This project demonstrates text summarization using the TextRank algorithm. Text summarization is the process of creating a shorter version (summary) of a longer piece of text while preserving its key information. The TextRank algorithm is a graph-based ranking algorithm commonly used for text summarization.
Text summarization is a challenging task in natural language processing (NLP) that finds applications in various domains, such as news aggregation, document summarization, and content extraction from web pages. This project aims to provide a simple and functional implementation of text summarization using the TextRank algorithm.
- Scrapes text from a given URL using BeautifulSoup.
- Preprocesses the text by converting it to lowercase, removing punctuation, and handling stopwords.
- Tokenizes the text into sentences and words using NLTK.

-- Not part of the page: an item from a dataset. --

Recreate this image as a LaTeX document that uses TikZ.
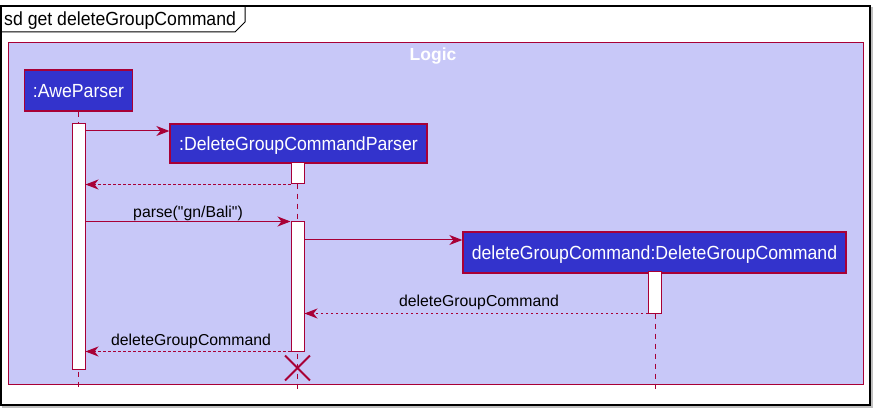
\documentclass[tikz,border=0pt]{standalone}
\usepackage{fontspec}
\setmainfont{Liberation Sans}[Ligatures=TeXOff]
\newfontfamily\partfont[FakeStretch=0.93]{Liberation Sans}
\usetikzlibrary{arrows.meta,shapes.misc}
\definecolor{crim}{HTML}{A80036}
\definecolor{pfill}{HTML}{3333CC}
\definecolor{boxfill}{HTML}{C8C8F8}
\begin{document}
\begin{tikzpicture}[x=1pt,y=-1pt,
  part/.style={draw=crim, line width=1.3pt, fill=pfill, text=white,
    font=\partfont\fontsize{19}{22}\selectfont, inner sep=0pt,
    text height=15pt, text depth=0pt},
  act/.style={draw=crim, line width=1pt, fill=white, inner sep=0pt, minimum width=13pt},
  life/.style={draw=crim, line width=1pt, dash pattern=on 5pt off 5pt},
  msg/.style={draw=crim, line width=1pt, -{Stealth[length=13pt,width=10pt,inset=4pt]}},
  ret/.style={msg, dash pattern=on 2.5pt off 2.5pt},
  lbl/.style={font=\fontsize{15.8}{18}\selectfont, anchor=base, inner sep=0pt, text=black}]
\useasboundingbox (0,0) rectangle (877,411);
% outer frame
\draw[black!25, line width=1.2pt] (3,8) rectangle (872,407);
\draw[black, line width=1.2pt, fill=white] (1,6) rectangle (870,405);
\draw[black, line width=1pt] (1,32) -- (235,32) -- (245,22) -- (245,6);
\node[anchor=base west, inner sep=0pt, font=\partfont\fontsize{19}{22}\selectfont] (title) at (4,26) {sd get deleteGroupCommand};
% Logic box
\node[draw=crim, fill=boxfill, line width=1pt, minimum width=855pt, minimum height=342pt, inner sep=0pt, anchor=north west] (logic) at (8,42) {};
\node[anchor=base, inner sep=0pt, text=white, font=\bfseries\fontsize{17.5}{20}\selectfont] (logictitle) at (433,61) {Logic};
% participants
\node[part, minimum width=108pt, minimum height=41pt] (p1) at (78.5,90.5) {:AweParser};
\node[part, minimum width=257pt, minimum height=39pt] (p2) at (298.5,143.5) {:DeleteGroupCommandParser};
\node[part, minimum width=383pt, minimum height=41pt] (p3) at (654.5,252.5) {deleteGroupCommand:DeleteGroupCommand};
% lifeline ends
\coordinate (e1) at (78.5,390);
\coordinate (e2) at (297.5,390);
\coordinate (e3) at (655,390);
\draw[life] (p1.south) -- (e1);
\draw[life] (e2 |- p2.south) -- (e2);
\draw[life] (e3 |- p3.south) -- (e3);
% activations
\node[act, minimum height=245pt] (a1) at (78.5,246.5) {};
\node[act, minimum height=21pt] (a2) at (297.5,173.5) {};
\node[act, minimum height=129pt] (a3) at (297.5,286.5) {};
\node[act, minimum height=41pt] (a4) at (655,292.5) {};
% destroy
\node[draw=crim, cross out, line width=1.8pt, minimum size=23pt, inner sep=0pt] (x) at (297.5,368) {};
% messages
\coordinate (y1) at (0,131);
\coordinate (y4) at (0,240);
\draw[msg] (a1.east |- y1) -- (p2.west |- y1);
\draw[ret] (a2.south west) -- (a1.east |- a2.south west);
\draw[msg] (a1.east |- a3.north) -- (a3.north west);
\node[lbl] (l3) at (188,217.5) {parse("gn/Bali")};
\draw[msg] (a3.east |- y4) -- (p3.west |- y4);
\draw[ret] (a4.south west) -- (a3.east |- a4.south west);
\node[lbl] (l5) at (479,306.5) {deleteGroupCommand};
\draw[ret] (a3.south west) -- (a1.east |- a3.south west);
\node[lbl] (l6) at (191,345) {deleteGroupCommand};
\end{tikzpicture}
\end{document}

- Computes sentence vectors using GloVe word embeddings (placeholder with random vectors in the provided example).
- Generates a summary based on sentence ranking using the TextRank algorithm.

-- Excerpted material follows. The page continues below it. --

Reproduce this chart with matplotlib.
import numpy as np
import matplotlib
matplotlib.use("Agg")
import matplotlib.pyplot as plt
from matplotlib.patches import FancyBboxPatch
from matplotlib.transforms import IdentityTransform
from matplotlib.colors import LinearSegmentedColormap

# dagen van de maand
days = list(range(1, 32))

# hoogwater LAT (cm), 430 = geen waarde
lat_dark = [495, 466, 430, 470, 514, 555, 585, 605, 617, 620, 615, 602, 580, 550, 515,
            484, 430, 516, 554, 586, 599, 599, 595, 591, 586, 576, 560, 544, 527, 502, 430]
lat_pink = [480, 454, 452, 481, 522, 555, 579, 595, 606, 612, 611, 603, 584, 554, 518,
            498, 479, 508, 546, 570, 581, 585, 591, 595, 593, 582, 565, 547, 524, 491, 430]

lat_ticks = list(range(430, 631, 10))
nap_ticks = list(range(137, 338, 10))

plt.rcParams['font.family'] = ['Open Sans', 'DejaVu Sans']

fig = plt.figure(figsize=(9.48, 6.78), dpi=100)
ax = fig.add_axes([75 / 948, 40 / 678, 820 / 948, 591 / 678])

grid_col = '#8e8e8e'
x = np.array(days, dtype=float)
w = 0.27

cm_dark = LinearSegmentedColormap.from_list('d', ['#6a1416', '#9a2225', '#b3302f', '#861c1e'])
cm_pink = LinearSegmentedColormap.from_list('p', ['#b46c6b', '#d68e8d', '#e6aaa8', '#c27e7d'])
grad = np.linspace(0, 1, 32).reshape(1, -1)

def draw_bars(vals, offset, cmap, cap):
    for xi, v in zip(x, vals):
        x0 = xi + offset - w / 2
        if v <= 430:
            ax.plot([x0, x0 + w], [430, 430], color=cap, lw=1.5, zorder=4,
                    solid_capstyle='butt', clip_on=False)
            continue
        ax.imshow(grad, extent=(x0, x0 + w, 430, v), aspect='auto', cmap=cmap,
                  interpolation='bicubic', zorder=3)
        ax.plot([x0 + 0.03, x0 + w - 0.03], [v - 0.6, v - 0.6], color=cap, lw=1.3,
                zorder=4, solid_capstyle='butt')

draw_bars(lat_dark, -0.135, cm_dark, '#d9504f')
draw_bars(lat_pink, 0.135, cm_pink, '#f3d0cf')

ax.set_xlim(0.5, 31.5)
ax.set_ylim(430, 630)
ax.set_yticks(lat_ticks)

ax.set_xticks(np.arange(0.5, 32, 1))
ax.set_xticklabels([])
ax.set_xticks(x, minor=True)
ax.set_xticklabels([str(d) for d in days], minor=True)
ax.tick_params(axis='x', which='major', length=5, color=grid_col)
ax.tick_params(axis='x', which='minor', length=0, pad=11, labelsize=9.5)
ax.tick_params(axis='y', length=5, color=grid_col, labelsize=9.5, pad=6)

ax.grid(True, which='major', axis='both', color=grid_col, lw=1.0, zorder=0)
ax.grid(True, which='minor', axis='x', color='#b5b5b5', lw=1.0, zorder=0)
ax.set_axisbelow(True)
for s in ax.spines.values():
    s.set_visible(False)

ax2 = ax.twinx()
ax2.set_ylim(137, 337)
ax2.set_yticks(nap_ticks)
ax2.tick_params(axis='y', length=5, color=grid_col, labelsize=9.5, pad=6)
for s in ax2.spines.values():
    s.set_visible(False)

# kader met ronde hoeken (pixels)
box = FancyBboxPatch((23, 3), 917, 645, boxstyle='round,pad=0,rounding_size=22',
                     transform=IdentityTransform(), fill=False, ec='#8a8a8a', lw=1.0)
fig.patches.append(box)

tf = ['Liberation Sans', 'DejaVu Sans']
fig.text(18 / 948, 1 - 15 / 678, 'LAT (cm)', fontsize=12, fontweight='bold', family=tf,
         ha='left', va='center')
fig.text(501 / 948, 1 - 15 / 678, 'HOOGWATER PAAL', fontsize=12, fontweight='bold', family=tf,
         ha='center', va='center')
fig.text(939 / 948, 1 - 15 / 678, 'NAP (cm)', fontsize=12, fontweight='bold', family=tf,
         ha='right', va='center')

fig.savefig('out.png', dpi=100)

- Writes the raw text and summary to separate files.
- Clone the repository to your local machine:
git clone https://github.com/your_username/text-summarization.git
- Navigate to the project directory:
cd text-summarization
- Install the required dependencies:
pip install requests beautifulsoup4 nltk numpy networkx
Just give it a URL containing the corpus which you want to summarize.
The project relies on the following libraries:
- requests: For making HTTP requests to fetch the text from a URL.
- beautifulsoup4: For parsing the HTML content of the webpage.
- nltk: Natural Language Toolkit for text preprocessing and tokenization.
- numpy: For numerical computations.
- networkx: For creating and analyzing the similarity graph.
I would love it if you have something to contribute! Just make a PR and I will help you.
This project is licensed under the MIT License - see the LICENSE file for details.